A Whole LOD-ta Love

[cross-posted here]

When I first started working on my HIPAA breaches dashboard, I was interested in seeing how many individuals were affected by HIPAA breaches every year. One of the first things I noticed was that the number of individuals affected in 2015 was higher than all the other years—over a whopping 110 million people!

My next thought was: Why is this number so high? I investigated by creating a text table filtering out all the other years and bringing the name of the covered entity that had been breached into the view, to make sure that I had built the original view correctly.

As you can see from the above image, HIPAA breaches impacted the most individuals in 2015 out of all the years (so far…) because one breach alone (Anthem Inc.) affected almost 80 million individuals.

What’s more is, for this section, my main takeaway was that the number of affected individuals was increasing every year. If you remove that outlier, you can see that the upward trend over the years more clearly:

Now that I had identified this one outlier, I became curious about finding other outliers, by way of identifying the largest single breach for every year.

In order to find those breaches, we’re going to use a FIXED LOD expression!

LOD stands for level of detail and tells Tableau what level to aggregate at. There are three types of LOD expressions: FIXED, INCLUDE, and EXCLUDE. We’re going to focus on FIXED LODs today, which “fix” or “stick” the level of detail at the desired level.

The LOD expression is:

{FIXED DATETRUNC('year', [Year of Breach]) : MAX([# of Individuals Affected])}

In plain English, this expression says: For every year, return the breach with the highest number of individuals. Not only will it label the 2015 outlier I found earlier, this LOD expression will also help identify whether the yearly single largest breach will be similar in magnitude to the 2015 outlier.

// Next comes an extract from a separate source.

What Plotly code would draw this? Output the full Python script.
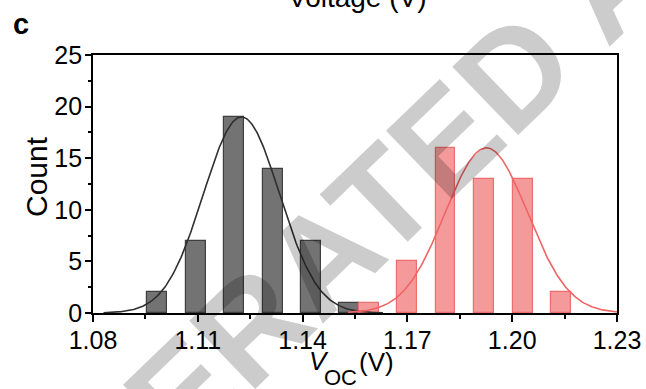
import numpy as np
import plotly.graph_objects as go

# ---- data ----
gray_centers = [1.0983, 1.1094, 1.1203, 1.1314, 1.1423, 1.1533]
gray_counts = [2, 7, 19, 14, 7, 1]
red_centers = [1.1591, 1.1699, 1.1809, 1.1919, 1.2030, 1.2140]
red_counts = [1, 5, 16, 13, 13, 2]

# Gaussian fit parameters (amplitude, centre, sigma) and drawn ranges
gray_fit = dict(amp=19.0, mu=1.1225, sigma=0.0109, lo=1.0830, hi=1.1630)
red_fit = dict(amp=16.0, mu=1.1926, sigma=0.0118, lo=1.1530, hi=1.2300)

x_ticks = [1.08, 1.11, 1.14, 1.17, 1.20, 1.23]
y_ticks = [0, 5, 10, 15, 20, 25]

W, H = 646, 389
L, R, T, B = 93, 29, 55, 76
PW, PH = W - L - R, H - T - B


def px(x):
    return (x - L) / PW


def py(y):
    return (H - B - y) / PH


def gauss(p):
    xs = np.linspace(p["lo"], p["hi"], 300)
    ys = p["amp"] * np.exp(-0.5 * ((xs - p["mu"]) / p["sigma"]) ** 2)
    return xs, ys


NARROW = "Liberation Sans Narrow, Arial Narrow, Liberation Sans, Arial, sans-serif"
SANS = "Liberation Sans, Arial, sans-serif"

fig = go.Figure()
fig.add_trace(go.Bar(x=gray_centers, y=gray_counts, width=0.0057,
                     marker=dict(color="#737373", line=dict(color="#3f3f3f", width=1.2)),
                     showlegend=False))
gx, gy = gauss(gray_fit)
fig.add_trace(go.Scatter(x=gx, y=gy, mode="lines", line=dict(color="#2f2f2f", width=1.6),
                         showlegend=False))
fig.add_trace(go.Bar(x=red_centers, y=red_counts, width=0.0057,
                     marker=dict(color="#f59a9a", line=dict(color="#ee6c6c", width=1.2)),
                     showlegend=False))
rx, ry = gauss(red_fit)
fig.add_trace(go.Scatter(x=rx, y=ry, mode="lines", line=dict(color="#ef6464", width=1.6),
                         showlegend=False))

axis_common = dict(showline=True, linecolor="black", linewidth=1.8, mirror=True,
                   ticks="outside", tickcolor="black", tickwidth=1.5,
                   showgrid=False, zeroline=False, automargin=False,
                   tickfont=dict(family=NARROW, size=25, color="black"))

fig.update_xaxes(range=[1.08, 1.23], tickvals=x_ticks,
                 ticktext=[f"{v:.2f}" for v in x_ticks], ticklen=7,
                 ticklabelstandoff=-3,
                 minor=dict(ticks="outside", dtick=0.015, tick0=1.08, ticklen=4,
                            tickcolor="black", tickwidth=1.5),
                 **axis_common)
fig.update_yaxes(range=[0, 25], tickvals=y_ticks, ticklen=6,
                 ticklabelstandoff=-2,
                 minor=dict(ticks="outside", dtick=2.5, tick0=0, ticklen=3,
                            tickcolor="black", tickwidth=1.5),
                 **axis_common)

ann = []
# panel letter
ann.append(dict(text="<b>c</b>", x=px(21), y=py(24), font=dict(family=SANS, size=29, color="black")))
# clipped title of the panel above
ann.append(dict(text="Voltage (V)", x=px(357), y=py(15), yanchor="bottom",
                font=dict(family=SANS, size=28, color="black")))
# y-axis title
ann.append(dict(text="Count", x=px(36), y=py(177), textangle=-90,
                font=dict(family=SANS, size=30, color="black")))
# x-axis title pieces
ann.append(dict(text="<i>V</i>", x=px(319), y=py(361), font=dict(family=NARROW, size=26, color="black")))
ann.append(dict(text="OC", x=px(340), y=py(377.5), font=dict(family=NARROW, size=22, color="black")))
ann.append(dict(text="(V)", x=px(376.7), y=py(362), font=dict(family=NARROW, size=26, color="black")))
# watermark
ann.append(dict(text="<b>ACCELERATED ARTICLE PREVIEW</b>", x=px(648), y=py(-57), textangle=-44,
                font=dict(family=SANS, size=138, color="rgba(0,0,0,0.2)")))
for a in ann:
    a.setdefault("xanchor", "center")
    a.setdefault("yanchor", "middle")
    a.update(xref="paper", yref="paper", showarrow=False)

fig.update_layout(width=W, height=H,
                  margin=dict(l=L, r=R, t=T, b=B, autoexpand=False),
                  paper_bgcolor="white", plot_bgcolor="white",
                  barmode="overlay", bargap=0, annotations=ann,
                  font=dict(family=SANS, color="black"))

fig.write_html("out.html", config={"displayModeBar": False},
               post_script="document.body.style.margin='0';document.body.style.overflow='hidden';")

Let’s break it down a little further, focusing on one half of the expression at a time.

FIXED DATETRUNC('year', [Year of Breach])

This looks a bit scary, right? But that’s just because the DATETRUNC part is the syntax for the Year of Breach field when the pill is green (continuous). I didn’t even write that part of the expression myself; I just dragged the pill into the calculated field box:

I think of the field in this part of the expression (Year of Breach) as a group or category. Each of the group’s members has its own row, and the LOD expression gives Tableau instructions for what value to return for each member.

Because my dataset covers the years 2010 to 2021, there are 12 members in this group, so if I were to imagine a table, it would look like this (keep in mind that the column next to it is empty at the moment—‘Abc’ is a placeholder—because we haven’t specified what to put in there yet):

Now, let’s look at the second part of the expression:

MAX([# of Individuals Affected])

These are the instructions we will give Tableau to get what we want, which is the largest value out of all the values (# of Individuals Affected) corresponding to a member of the group (one year out of 12 for Year of Breach).

For example, Tableau is looking at all the values for # of Individuals Affected for 2015 here:

Then, Tableau will pick out the highest value corresponding to this member of the group for us.

In table form, we can now fill in the second column of the table from earlier:

To sum up, I like to begin by thinking about fixed LODs as a table, in order to imagine the columns/column titles I need, as well as the output values that will populate the new column as created by this calculated field.

Once I’ve imagined what the table needs to look like, that’s when I’ll start thinking about the LOD expression in plain English:

For every [member in the specified group/field], return the [desired value — and write out the instructions for calculating this value].

Only after all that do I start writing the actual LOD expression with proper syntax. Then I’ll check that it’s been written correctly by checking it against the data (like the breach that affected almost 80 million people).

Am I all done? For this step, yes, but the next thing to do is to think about how best to represent these outliers. For example, I could show the same chart from the beginning with and without the outliers using a parameter, via a bar-in-bar chart, etc. The possibilities are endless!